Jayson Dimanche

No. 50, 51
- Position: Linebacker

Personal information
- Born: Trenton, New Jersey, U.S.
- Listed height: 6 ft 1 in (1.85 m)
- Listed weight: 232 lb (105 kg)

Career information
- High school: Hamilton West (Hamilton, NJ)
- College: Southern Illinois
- NFL draft: 2013: undrafted

Career history
- Cincinnati Bengals (2013–2014); Kansas City Chiefs (2015)*; Cleveland Browns (2015); Cincinnati Bengals (2016)*; Detroit Lions (2016)*; San Francisco 49ers (2017)*;
- * Offseason and/or practice squad member only

Career NFL statistics
- Total tackles: 28
- Forced fumbles: 1
- Stats at Pro Football Reference

= Jayson DiManche =

Haitian American football player (born 1990)

Jayson Dimanche is a Haitian-American former professional football linebacker. He was originally signed by the Cincinnati Bengals as an undrafted free agent in 2013. He played college football at Southern Illinois.

==Early life==
He attended Hamilton High School West in Hamilton Township, Mercer County, New Jersey. He was selected to the first-team Trentonian all-area and Trenton Times all-county, and second-team Asbury Park Press all-state during his senior season in high school. He was selected as the Hamilton West High School defensive MVP and Hardest Hitter Award. In 2006, he was selected to the Second-team all-area and all-county teams while at high school. He had a total of 253 tackles and 30 sacks in three prep seasons while at high school.

==College career==
In his freshman season, Dimanche was selected to the MVFC Academic Honor Roll. In his sophomore season, he was selected as an Honorable Mention All-MVFC. He was selected as the MVFC Defensive Player of the Week after his outstanding regular season performance when he recorded a career-high three sacks in a regular season win over No. 21 Western Illinois during his sophomore season. During his junior season, Dimanche was among the student-athletes that were named to the MVFC Academic Honor Roll. In his last season at Southern Illinois, he was selected as team captain on August 25, 2012. He was selected to the CFPA linebacker award watch list during preseason. He was named to the second-team All-MVFC following the conclusion of his senior season. He recorded 49 Tackles, 8 Sacks, 2 pass deflections, and a fumble recovery in his senior season. He finished college with a total of 145 tackles, 19 sacks, three forced fumbles, six pass deflections, and one interception.

==Professional career==

===Cincinnati Bengals (first stint)===
On April 27, 2013, he signed with the Cincinnati Bengals as an undrafted free agent following the 2013 NFL draft. Dimanche recorded his first NFL career forced fumble against the New Orleans Saints on November 16, 2014. He was waived-injured by the Bengals on September 5, 2015. He cleared waivers and was reverted to the Bengals' injured reserve list. On September 11, 2015, Dimanche was released by the Bengals with an injury settlement.

===Kansas City Chiefs===
The Kansas City Chiefs signed Dimanche to their practice squad on October 13, 2015.

===Cleveland Browns===
On October 20, 2015, the Cleveland Browns signed Dimanche off the Chiefs' practice squad. On December 23, 2015, the Cleveland Browns promoted Dimanche to the 53-man roster and placed wide receiver Andrew Hawkins to the injured reserve. On December 31, 2015, the Cleveland Browns waived Dimanche.

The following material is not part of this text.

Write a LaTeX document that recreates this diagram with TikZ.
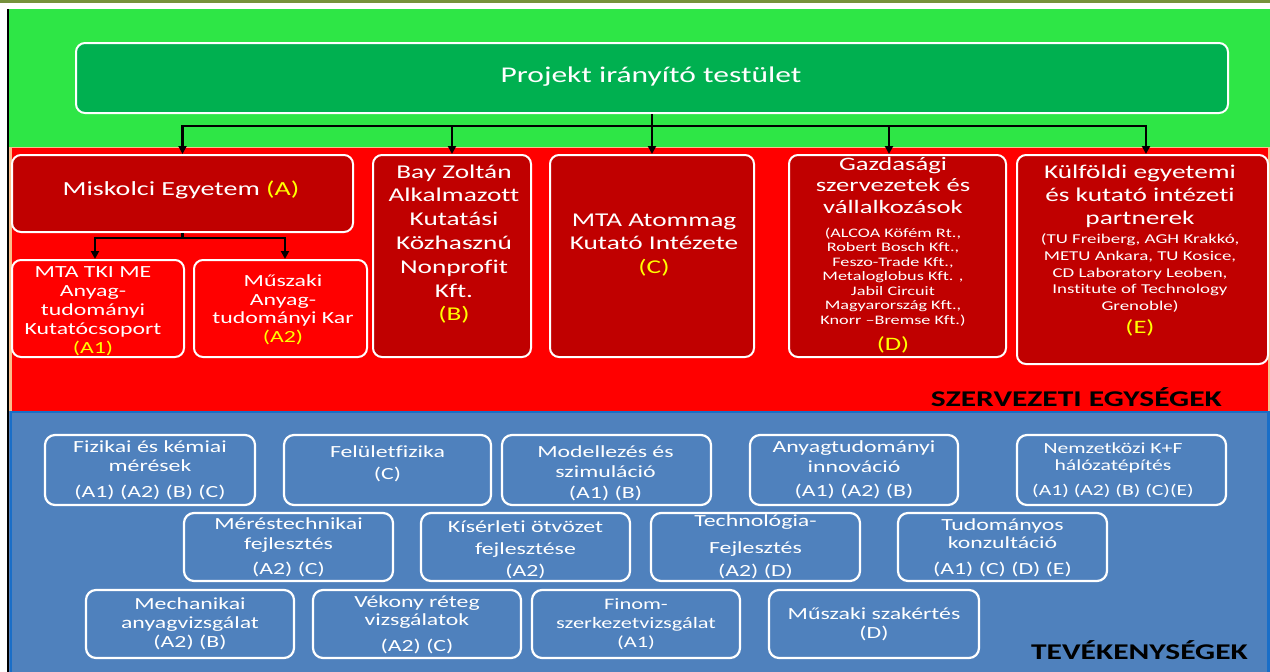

===Cincinnati Bengals (second stint)===
On January 5, 2016, the Bengals signed Dimanche to their practice squad. On August 29, 2016, Dimanche was waived by the Bengals.

===Detroit Lions===
On August 30, 2016, Dimanche was claimed off waivers by the Detroit Lions. On September 3, 2016, he was waived by the Lions.

===San Francisco 49ers===
On April 7, 2017, Dimanche signed with the San Francisco 49ers. On May 2, 2017, Dimanche was waived by the 49ers. He was re-signed on August 5, 2017. He was waived/injured on August 16, 2017, and placed on injured reserve. On August 21, 2017, the 49ers waived Dimanche from IR with an injury settlement.

==Coaching career==

DiManche signed with Athletes Untapped as a private football coach on March 6, 2025.

==Personal life==
He is the son of Haitian immigrants. His father is a truck driver and his mother is a manager. His younger brother played college football as a linebacker for Stony Brook from 2017 to 2022.